6.9.6* Sprinklers shall not be required in attics, penthouse

equipment rooms, elevator machine rooms, concealed spaces

dedicated exclusively to and containing only dwelling unit

ventilation equipment, crawl spaces, floor/ceiling spaces,

noncombustible elevator shafts where the elevator cars comply

with ANSI A17.1, Safety Code for Elevators and Escalators, and

other concealed spaces that are not used or intended for living

purposes or storage and do not contain fuel-fired equipment.


----------



## Oldfieldguy (Mar 29, 2013)

It's not required if the closet area is < 55 square feet. The justification is found in Annex A and reviewing the where ignition occurred and the number of fatalities as a result of ignition. Remember this is a life safety system. The goal of a NFPA 13R design is to prevent flashover and ensure a safe evacuation. This is not a property protection (i.e., NFPA 13) system.


----------



## cda (Mar 29, 2013)

I just want one head

How about if there is a heater in the riser room

How about if the cvpc calls for protection of the exposed pipe


----------



## Builder Bob (Apr 2, 2013)

The problem is that this system was installed and approved by the building department....... here is the dumb ole fire inspector coming along and asking questions since it is the first time I have visited this facility.....of 8 apartments and all sprinkler riser room are un-sprinklered.

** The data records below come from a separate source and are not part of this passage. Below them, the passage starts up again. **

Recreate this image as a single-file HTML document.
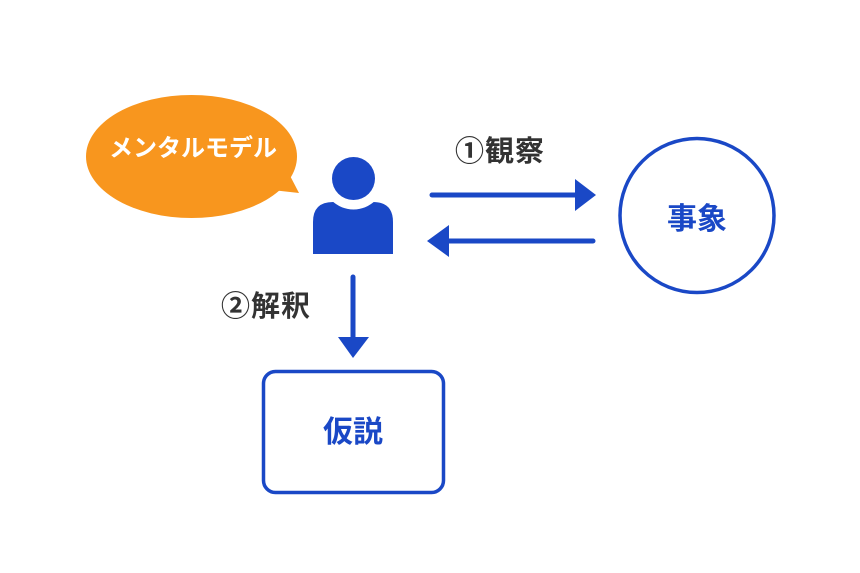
<!DOCTYPE html>
<html><head><meta charset="utf-8"><style>
html,body{margin:0;padding:0;background:#fff;}
svg{display:block;}
text{font-family:"Liberation Sans","Noto Sans CJK JP",sans-serif;font-weight:bold;}
</style></head><body>
<svg width="860" height="573" viewBox="0 0 860 573" xmlns="http://www.w3.org/2000/svg">
<rect width="860" height="573" fill="#fff"/>
<!-- speech bubble -->
<ellipse cx="191.5" cy="156.5" rx="105.5" ry="61.5" fill="#f8961e"/>
<path d="M272 190 L299 193 L286 168 Z" fill="#f8961e"/>
<text x="193" y="156" font-size="24" fill="#fff" text-anchor="middle">メンタルモデル</text>
<!-- person -->
<path d="M313 254 L313 222 Q313 202 333 202 L373 202 Q393 202 393 222 L393 254 Z" fill="#1a48c6"/>
<circle cx="353.5" cy="178.5" r="31" fill="#fff"/>
<circle cx="353.5" cy="178.5" r="21.5" fill="#1a48c6"/>
<!-- right arrow -->
<line x1="432" y1="195" x2="578" y2="195" stroke="#1a48c6" stroke-width="5" stroke-linecap="round"/>
<path d="M575 179 L596 195 L575 211 Z" fill="#1a48c6"/>
<!-- left arrow -->
<line x1="448" y1="241" x2="593" y2="241" stroke="#1a48c6" stroke-width="5" stroke-linecap="round"/>
<path d="M449 225 L427 241 L449 257 Z" fill="#1a48c6"/>
<text x="455" y="161" font-size="29" fill="#333" letter-spacing="1">①観察</text>
<!-- circle -->
<circle cx="697" cy="215.5" r="77" fill="none" stroke="#1a48c6" stroke-width="3.5"/>
<text x="697" y="229" font-size="30" fill="#1a48c6" text-anchor="middle">事象</text>
<!-- down arrow -->
<line x1="353" y1="277" x2="353" y2="340" stroke="#1a48c6" stroke-width="5" stroke-linecap="round"/>
<path d="M338 337 L353 358 L369 337 Z" fill="#1a48c6"/>
<text x="221" y="316" font-size="29" fill="#333" letter-spacing="1">②解釈</text>
<!-- box -->
<rect x="263.5" y="371.5" width="180" height="121" rx="12" fill="none" stroke="#1a48c6" stroke-width="3.5"/>
<text x="353" y="442" font-size="30" fill="#1a48c6" text-anchor="middle">仮説</text>
</svg>
</body></html>
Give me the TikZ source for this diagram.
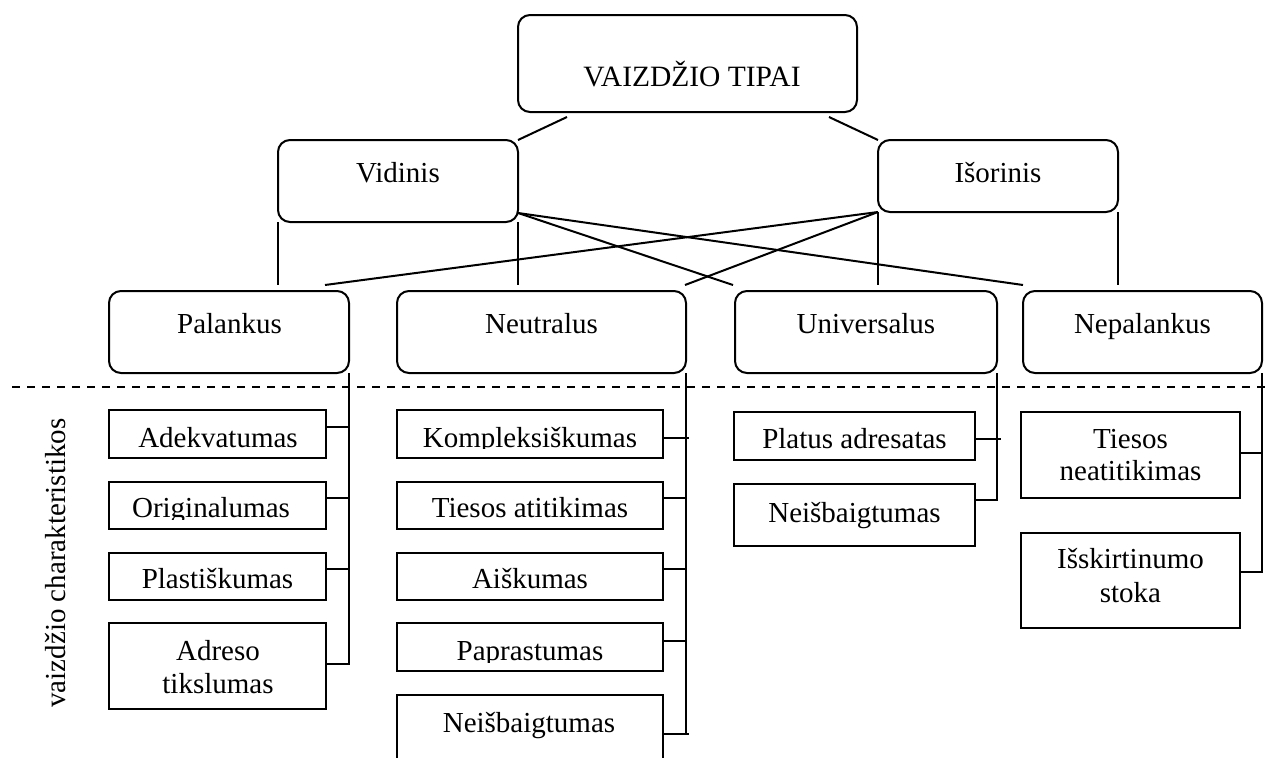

The riser can be protected by residual heat from adjacent apartments - (section 8 housing) and using insulation - small closet, no heating appliance, and no interior access.......

I seem to believe I would be hard pressed to require the addition of a sprinkler head for a 13 R system when it appears from the code 13R not to require it.........


----------



## cda (Apr 2, 2013)

Yes

You can ask nicely


----------